Merges small files within an HDFS cluster.
This action can be used when two or more small files need to be merged and written to a new location in an HDFS cluster.
sourcePath: The full HDFS path of the directory whose files have to be merged. final part of path can be regex,
if its regex, only files in the source directory matching the wildcard
regex will be merged. Otherwise, all files in the directory will be merged.
files will be lexicographically sorted before merging, for the part files,
we also sort by the part file index and we assume they are in following format,
format : part-xx-<id>
, we sort by increasing values of <id>
for the files with same part-xx
Example path: hdfs://hostname/tmp/source/part.*avro
.
destPath: The valid, full HDFS destination directory and file name in the same cluster where the merged file will be written.
the directory will be created if it doesn't exist already. Example path: hdfs://hostname/tmp/dest/merged.avro
.
continueOnError: Indicates if the pipeline should continue if the move process fails. If all files are not successfully moved, the action will not return the files already moved to their original locations.

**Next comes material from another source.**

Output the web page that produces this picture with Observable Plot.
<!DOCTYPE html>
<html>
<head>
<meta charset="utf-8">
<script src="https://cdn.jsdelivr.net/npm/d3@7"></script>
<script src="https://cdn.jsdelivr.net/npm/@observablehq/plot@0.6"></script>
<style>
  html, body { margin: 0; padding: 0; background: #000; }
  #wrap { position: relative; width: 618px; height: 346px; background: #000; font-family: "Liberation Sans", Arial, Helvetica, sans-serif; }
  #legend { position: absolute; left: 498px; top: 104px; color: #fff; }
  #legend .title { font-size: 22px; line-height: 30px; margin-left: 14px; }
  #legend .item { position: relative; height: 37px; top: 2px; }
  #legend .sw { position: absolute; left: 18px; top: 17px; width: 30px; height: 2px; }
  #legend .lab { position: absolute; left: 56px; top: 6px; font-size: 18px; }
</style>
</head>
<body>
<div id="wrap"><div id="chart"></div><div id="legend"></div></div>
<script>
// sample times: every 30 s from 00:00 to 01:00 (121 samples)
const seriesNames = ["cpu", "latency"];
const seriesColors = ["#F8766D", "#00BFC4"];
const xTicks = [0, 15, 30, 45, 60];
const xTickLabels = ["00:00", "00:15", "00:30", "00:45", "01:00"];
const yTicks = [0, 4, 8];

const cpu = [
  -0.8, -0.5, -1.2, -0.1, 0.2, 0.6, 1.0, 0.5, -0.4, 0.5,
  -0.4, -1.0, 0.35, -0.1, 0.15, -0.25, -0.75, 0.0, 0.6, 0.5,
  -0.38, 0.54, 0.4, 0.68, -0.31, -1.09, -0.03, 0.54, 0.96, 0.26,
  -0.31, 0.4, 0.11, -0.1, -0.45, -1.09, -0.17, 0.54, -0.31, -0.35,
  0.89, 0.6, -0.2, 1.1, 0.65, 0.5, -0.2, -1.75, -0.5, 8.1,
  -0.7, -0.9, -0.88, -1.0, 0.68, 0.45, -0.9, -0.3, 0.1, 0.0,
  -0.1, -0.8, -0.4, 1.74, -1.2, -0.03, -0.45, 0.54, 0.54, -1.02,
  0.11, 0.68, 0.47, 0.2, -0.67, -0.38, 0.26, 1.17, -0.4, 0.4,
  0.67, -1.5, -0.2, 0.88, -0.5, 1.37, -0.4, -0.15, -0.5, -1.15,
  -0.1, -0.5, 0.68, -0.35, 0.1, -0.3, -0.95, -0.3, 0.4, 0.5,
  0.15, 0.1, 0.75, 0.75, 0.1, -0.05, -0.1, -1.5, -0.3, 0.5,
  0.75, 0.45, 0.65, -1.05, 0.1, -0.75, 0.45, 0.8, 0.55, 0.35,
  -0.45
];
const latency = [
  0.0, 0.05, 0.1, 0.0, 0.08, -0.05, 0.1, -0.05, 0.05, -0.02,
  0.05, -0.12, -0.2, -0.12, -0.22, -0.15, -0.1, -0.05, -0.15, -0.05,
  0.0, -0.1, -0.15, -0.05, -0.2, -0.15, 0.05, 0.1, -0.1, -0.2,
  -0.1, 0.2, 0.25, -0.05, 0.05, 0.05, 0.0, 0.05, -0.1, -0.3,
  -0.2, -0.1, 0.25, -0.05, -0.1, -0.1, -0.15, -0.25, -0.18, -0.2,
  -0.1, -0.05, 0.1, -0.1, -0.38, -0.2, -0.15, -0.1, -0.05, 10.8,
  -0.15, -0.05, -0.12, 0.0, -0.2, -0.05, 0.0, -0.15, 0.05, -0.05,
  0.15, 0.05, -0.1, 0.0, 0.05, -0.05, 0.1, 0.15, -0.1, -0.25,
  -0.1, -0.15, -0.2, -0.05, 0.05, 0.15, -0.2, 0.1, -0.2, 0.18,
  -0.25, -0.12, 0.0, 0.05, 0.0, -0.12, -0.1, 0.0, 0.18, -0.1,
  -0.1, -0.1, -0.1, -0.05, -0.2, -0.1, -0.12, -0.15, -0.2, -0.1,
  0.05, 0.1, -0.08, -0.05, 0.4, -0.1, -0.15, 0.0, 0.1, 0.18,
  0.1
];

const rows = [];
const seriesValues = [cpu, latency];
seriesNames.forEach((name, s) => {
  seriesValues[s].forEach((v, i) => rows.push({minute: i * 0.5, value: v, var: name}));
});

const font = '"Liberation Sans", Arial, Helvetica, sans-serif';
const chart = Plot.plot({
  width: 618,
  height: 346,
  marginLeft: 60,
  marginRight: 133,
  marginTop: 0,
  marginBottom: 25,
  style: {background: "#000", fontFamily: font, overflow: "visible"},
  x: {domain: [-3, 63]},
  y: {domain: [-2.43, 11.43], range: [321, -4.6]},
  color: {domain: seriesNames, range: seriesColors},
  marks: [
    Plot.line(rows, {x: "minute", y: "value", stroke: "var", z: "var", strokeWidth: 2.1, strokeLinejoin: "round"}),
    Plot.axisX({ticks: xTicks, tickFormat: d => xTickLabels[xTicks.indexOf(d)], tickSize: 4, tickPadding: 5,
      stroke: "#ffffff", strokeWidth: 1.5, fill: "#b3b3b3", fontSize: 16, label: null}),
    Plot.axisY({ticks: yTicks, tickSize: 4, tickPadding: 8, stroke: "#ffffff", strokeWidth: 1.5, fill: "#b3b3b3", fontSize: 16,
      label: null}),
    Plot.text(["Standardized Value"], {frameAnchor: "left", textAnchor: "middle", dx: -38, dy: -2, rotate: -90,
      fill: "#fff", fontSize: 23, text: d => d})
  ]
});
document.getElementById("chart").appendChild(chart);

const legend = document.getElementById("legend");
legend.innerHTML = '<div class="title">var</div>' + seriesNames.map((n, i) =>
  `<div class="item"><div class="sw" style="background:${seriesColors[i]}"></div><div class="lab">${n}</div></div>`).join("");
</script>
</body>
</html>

This example merges avro files from /source/path
and writes the merged file merged-output.avro
to /dest/path
:
{
"name": "HDFSFileMerge",
"plugin": {
"name": "HDFSFileMerge",
"type": "action",
"label": "HDFSFileMerge",
"artifact": {
"name": "hdfs-file-merge",
"version": "1.0.0-SNAPSHOT",
"scope": "SYSTEM"
},
"properties": {
"continueOnError": "false",
"sourcePath": "hdfs://example.net/source/path/part.*avro",
"destPath": "hdfs://example.net/dest/path/merged-output.avro",
}
},
"outputSchema": ""
}